▶ **INFORMATION SHOWN**:
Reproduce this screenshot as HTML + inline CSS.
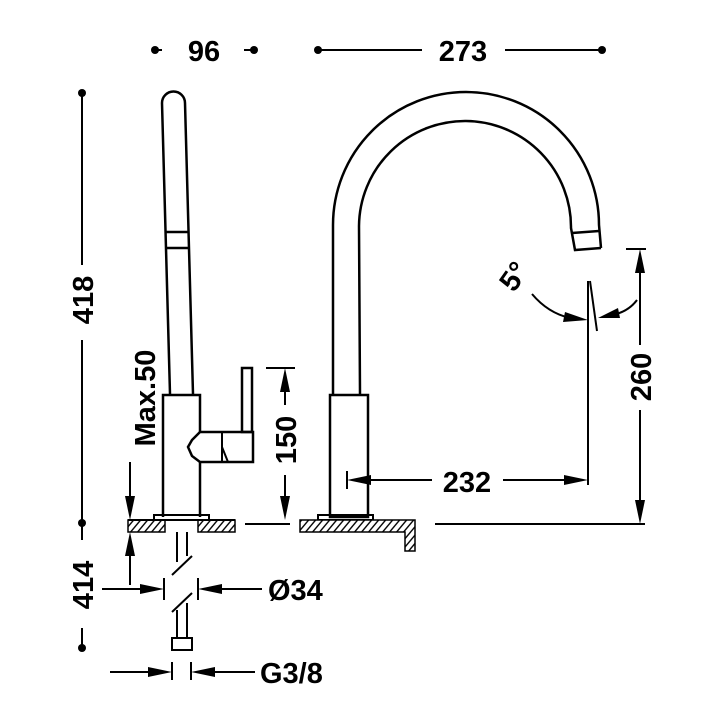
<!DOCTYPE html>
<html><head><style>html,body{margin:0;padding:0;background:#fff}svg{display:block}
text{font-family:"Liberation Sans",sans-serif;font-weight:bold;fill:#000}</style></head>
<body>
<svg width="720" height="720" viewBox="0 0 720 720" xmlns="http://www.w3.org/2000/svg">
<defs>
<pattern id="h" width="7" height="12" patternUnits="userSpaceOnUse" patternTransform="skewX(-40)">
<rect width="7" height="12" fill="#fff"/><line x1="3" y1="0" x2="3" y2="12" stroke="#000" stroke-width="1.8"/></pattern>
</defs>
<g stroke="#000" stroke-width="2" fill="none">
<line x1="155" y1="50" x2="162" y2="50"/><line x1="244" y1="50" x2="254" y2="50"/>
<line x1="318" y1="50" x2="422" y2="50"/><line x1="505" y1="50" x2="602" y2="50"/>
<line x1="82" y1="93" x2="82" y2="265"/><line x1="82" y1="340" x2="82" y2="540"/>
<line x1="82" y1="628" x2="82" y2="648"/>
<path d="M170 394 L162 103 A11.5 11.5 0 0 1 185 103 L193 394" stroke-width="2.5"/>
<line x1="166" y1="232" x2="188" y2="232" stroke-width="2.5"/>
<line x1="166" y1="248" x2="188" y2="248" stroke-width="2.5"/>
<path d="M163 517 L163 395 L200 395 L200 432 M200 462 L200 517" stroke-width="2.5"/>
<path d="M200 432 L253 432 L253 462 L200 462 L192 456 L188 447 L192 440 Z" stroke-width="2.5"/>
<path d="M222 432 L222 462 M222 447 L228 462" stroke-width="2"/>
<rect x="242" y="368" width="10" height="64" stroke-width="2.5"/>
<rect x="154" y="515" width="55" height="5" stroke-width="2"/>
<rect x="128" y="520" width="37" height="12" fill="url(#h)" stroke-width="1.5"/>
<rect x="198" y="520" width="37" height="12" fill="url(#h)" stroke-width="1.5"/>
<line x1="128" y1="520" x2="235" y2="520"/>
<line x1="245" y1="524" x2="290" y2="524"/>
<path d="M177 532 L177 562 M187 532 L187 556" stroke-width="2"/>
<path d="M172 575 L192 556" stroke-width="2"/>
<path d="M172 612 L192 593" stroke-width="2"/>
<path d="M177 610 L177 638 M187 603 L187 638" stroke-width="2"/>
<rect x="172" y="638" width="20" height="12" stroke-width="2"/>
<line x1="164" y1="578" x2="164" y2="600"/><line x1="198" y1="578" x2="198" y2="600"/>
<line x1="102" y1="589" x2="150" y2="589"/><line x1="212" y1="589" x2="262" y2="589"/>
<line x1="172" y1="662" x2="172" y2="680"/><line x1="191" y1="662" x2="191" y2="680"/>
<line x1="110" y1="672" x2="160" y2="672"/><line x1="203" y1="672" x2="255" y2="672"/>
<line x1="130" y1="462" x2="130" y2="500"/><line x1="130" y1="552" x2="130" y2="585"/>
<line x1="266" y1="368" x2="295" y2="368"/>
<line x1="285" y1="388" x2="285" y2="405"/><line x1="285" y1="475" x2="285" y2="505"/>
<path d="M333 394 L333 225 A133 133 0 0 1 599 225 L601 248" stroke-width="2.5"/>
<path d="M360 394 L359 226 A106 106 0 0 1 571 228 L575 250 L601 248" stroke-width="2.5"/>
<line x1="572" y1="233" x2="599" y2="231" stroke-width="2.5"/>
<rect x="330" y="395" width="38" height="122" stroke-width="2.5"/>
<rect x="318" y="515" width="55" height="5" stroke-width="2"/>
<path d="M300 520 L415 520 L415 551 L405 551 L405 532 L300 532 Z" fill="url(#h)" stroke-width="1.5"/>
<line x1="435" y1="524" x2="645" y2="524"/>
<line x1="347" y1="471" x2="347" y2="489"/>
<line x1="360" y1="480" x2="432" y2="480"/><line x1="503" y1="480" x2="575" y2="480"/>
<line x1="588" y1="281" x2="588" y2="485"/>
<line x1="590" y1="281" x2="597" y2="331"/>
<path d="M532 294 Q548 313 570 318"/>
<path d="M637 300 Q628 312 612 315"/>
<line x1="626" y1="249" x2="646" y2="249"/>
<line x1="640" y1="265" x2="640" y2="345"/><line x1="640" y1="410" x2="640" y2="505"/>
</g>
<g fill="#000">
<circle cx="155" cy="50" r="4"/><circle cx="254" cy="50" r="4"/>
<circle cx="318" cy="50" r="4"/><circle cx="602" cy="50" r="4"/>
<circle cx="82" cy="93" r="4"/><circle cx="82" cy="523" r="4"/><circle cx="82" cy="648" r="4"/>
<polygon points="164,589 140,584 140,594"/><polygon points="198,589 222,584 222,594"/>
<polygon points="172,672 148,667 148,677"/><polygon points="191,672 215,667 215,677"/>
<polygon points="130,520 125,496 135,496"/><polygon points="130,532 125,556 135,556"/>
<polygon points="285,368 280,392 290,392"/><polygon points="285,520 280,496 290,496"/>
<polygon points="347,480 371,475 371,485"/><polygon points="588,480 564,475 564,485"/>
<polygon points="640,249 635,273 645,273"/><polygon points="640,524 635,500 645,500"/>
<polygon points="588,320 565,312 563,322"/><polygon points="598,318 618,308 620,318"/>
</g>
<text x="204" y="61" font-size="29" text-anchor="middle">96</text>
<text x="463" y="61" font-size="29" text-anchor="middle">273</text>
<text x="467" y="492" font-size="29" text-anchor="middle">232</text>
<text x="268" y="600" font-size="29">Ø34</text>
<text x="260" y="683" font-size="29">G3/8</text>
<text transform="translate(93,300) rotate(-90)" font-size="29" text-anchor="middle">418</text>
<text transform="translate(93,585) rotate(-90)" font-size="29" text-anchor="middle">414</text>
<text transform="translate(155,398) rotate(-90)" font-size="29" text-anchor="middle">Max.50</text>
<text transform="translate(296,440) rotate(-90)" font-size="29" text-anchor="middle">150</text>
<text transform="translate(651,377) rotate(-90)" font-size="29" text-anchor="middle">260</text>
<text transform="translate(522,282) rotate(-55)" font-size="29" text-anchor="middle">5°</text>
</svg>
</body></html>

▶ **GIVEN EXERCISE**: Transcribe all of the material exactly, leaving out whatever pictures it contains.

▶ **RESULT**:
Reproduce this screenshot as HTML + inline CSS.
<!DOCTYPE html>
<html><head><style>html,body{margin:0;padding:0;background:#fff}svg{display:block}
text{font-family:"Liberation Sans",sans-serif;font-weight:bold;fill:#000}</style></head>
<body>
<svg width="720" height="720" viewBox="0 0 720 720" xmlns="http://www.w3.org/2000/svg">
<defs>
<pattern id="h" width="7" height="12" patternUnits="userSpaceOnUse" patternTransform="skewX(-40)">
<rect width="7" height="12" fill="#fff"/><line x1="3" y1="0" x2="3" y2="12" stroke="#000" stroke-width="1.8"/></pattern>
</defs>
<g stroke="#000" stroke-width="2" fill="none">
<line x1="155" y1="50" x2="162" y2="50"/><line x1="244" y1="50" x2="254" y2="50"/>
<line x1="318" y1="50" x2="422" y2="50"/><line x1="505" y1="50" x2="602" y2="50"/>
<line x1="82" y1="93" x2="82" y2="265"/><line x1="82" y1="340" x2="82" y2="540"/>
<line x1="82" y1="628" x2="82" y2="648"/>
<path d="M170 394 L162 103 A11.5 11.5 0 0 1 185 103 L193 394" stroke-width="2.5"/>
<line x1="166" y1="232" x2="188" y2="232" stroke-width="2.5"/>
<line x1="166" y1="248" x2="188" y2="248" stroke-width="2.5"/>
<path d="M163 517 L163 395 L200 395 L200 432 M200 462 L200 517" stroke-width="2.5"/>
<path d="M200 432 L253 432 L253 462 L200 462 L192 456 L188 447 L192 440 Z" stroke-width="2.5"/>
<path d="M222 432 L222 462 M222 447 L228 462" stroke-width="2"/>
<rect x="242" y="368" width="10" height="64" stroke-width="2.5"/>
<rect x="154" y="515" width="55" height="5" stroke-width="2"/>
<rect x="128" y="520" width="37" height="12" fill="url(#h)" stroke-width="1.5"/>
<rect x="198" y="520" width="37" height="12" fill="url(#h)" stroke-width="1.5"/>
<line x1="128" y1="520" x2="235" y2="520"/>
<line x1="245" y1="524" x2="290" y2="524"/>
<path d="M177 532 L177 562 M187 532 L187 556" stroke-width="2"/>
<path d="M172 575 L192 556" stroke-width="2"/>
<path d="M172 612 L192 593" stroke-width="2"/>
<path d="M177 610 L177 638 M187 603 L187 638" stroke-width="2"/>
<rect x="172" y="638" width="20" height="12" stroke-width="2"/>
<line x1="164" y1="578" x2="164" y2="600"/><line x1="198" y1="578" x2="198" y2="600"/>
<line x1="102" y1="589" x2="150" y2="589"/><line x1="212" y1="589" x2="262" y2="589"/>
<line x1="172" y1="662" x2="172" y2="680"/><line x1="191" y1="662" x2="191" y2="680"/>
<line x1="110" y1="672" x2="160" y2="672"/><line x1="203" y1="672" x2="255" y2="672"/>
<line x1="130" y1="462" x2="130" y2="500"/><line x1="130" y1="552" x2="130" y2="585"/>
<line x1="266" y1="368" x2="295" y2="368"/>
<line x1="285" y1="388" x2="285" y2="405"/><line x1="285" y1="475" x2="285" y2="505"/>
<path d="M333 394 L333 225 A133 133 0 0 1 599 225 L601 248" stroke-width="2.5"/>
<path d="M360 394 L359 226 A106 106 0 0 1 571 228 L575 250 L601 248" stroke-width="2.5"/>
<line x1="572" y1="233" x2="599" y2="231" stroke-width="2.5"/>
<rect x="330" y="395" width="38" height="122" stroke-width="2.5"/>
<rect x="318" y="515" width="55" height="5" stroke-width="2"/>
<path d="M300 520 L415 520 L415 551 L405 551 L405 532 L300 532 Z" fill="url(#h)" stroke-width="1.5"/>
<line x1="435" y1="524" x2="645" y2="524"/>
<line x1="347" y1="471" x2="347" y2="489"/>
<line x1="360" y1="480" x2="432" y2="480"/><line x1="503" y1="480" x2="575" y2="480"/>
<line x1="588" y1="281" x2="588" y2="485"/>
<line x1="590" y1="281" x2="597" y2="331"/>
<path d="M532 294 Q548 313 570 318"/>
<path d="M637 300 Q628 312 612 315"/>
<line x1="626" y1="249" x2="646" y2="249"/>
<line x1="640" y1="265" x2="640" y2="345"/><line x1="640" y1="410" x2="640" y2="505"/>
</g>
<g fill="#000">
<circle cx="155" cy="50" r="4"/><circle cx="254" cy="50" r="4"/>
<circle cx="318" cy="50" r="4"/><circle cx="602" cy="50" r="4"/>
<circle cx="82" cy="93" r="4"/><circle cx="82" cy="523" r="4"/><circle cx="82" cy="648" r="4"/>
<polygon points="164,589 140,584 140,594"/><polygon points="198,589 222,584 222,594"/>
<polygon points="172,672 148,667 148,677"/><polygon points="191,672 215,667 215,677"/>
<polygon points="130,520 125,496 135,496"/><polygon points="130,532 125,556 135,556"/>
<polygon points="285,368 280,392 290,392"/><polygon points="285,520 280,496 290,496"/>
<polygon points="347,480 371,475 371,485"/><polygon points="588,480 564,475 564,485"/>
<polygon points="640,249 635,273 645,273"/><polygon points="640,524 635,500 645,500"/>
<polygon points="588,320 565,312 563,322"/><polygon points="598,318 618,308 620,318"/>
</g>
<text x="204" y="61" font-size="29" text-anchor="middle">96</text>
<text x="463" y="61" font-size="29" text-anchor="middle">273</text>
<text x="467" y="492" font-size="29" text-anchor="middle">232</text>
<text x="268" y="600" font-size="29">Ø34</text>
<text x="260" y="683" font-size="29">G3/8</text>
<text transform="translate(93,300) rotate(-90)" font-size="29" text-anchor="middle">418</text>
<text transform="translate(93,585) rotate(-90)" font-size="29" text-anchor="middle">414</text>
<text transform="translate(155,398) rotate(-90)" font-size="29" text-anchor="middle">Max.50</text>
<text transform="translate(296,440) rotate(-90)" font-size="29" text-anchor="middle">150</text>
<text transform="translate(651,377) rotate(-90)" font-size="29" text-anchor="middle">260</text>
<text transform="translate(522,282) rotate(-55)" font-size="29" text-anchor="middle">5°</text>
</svg>
</body></html>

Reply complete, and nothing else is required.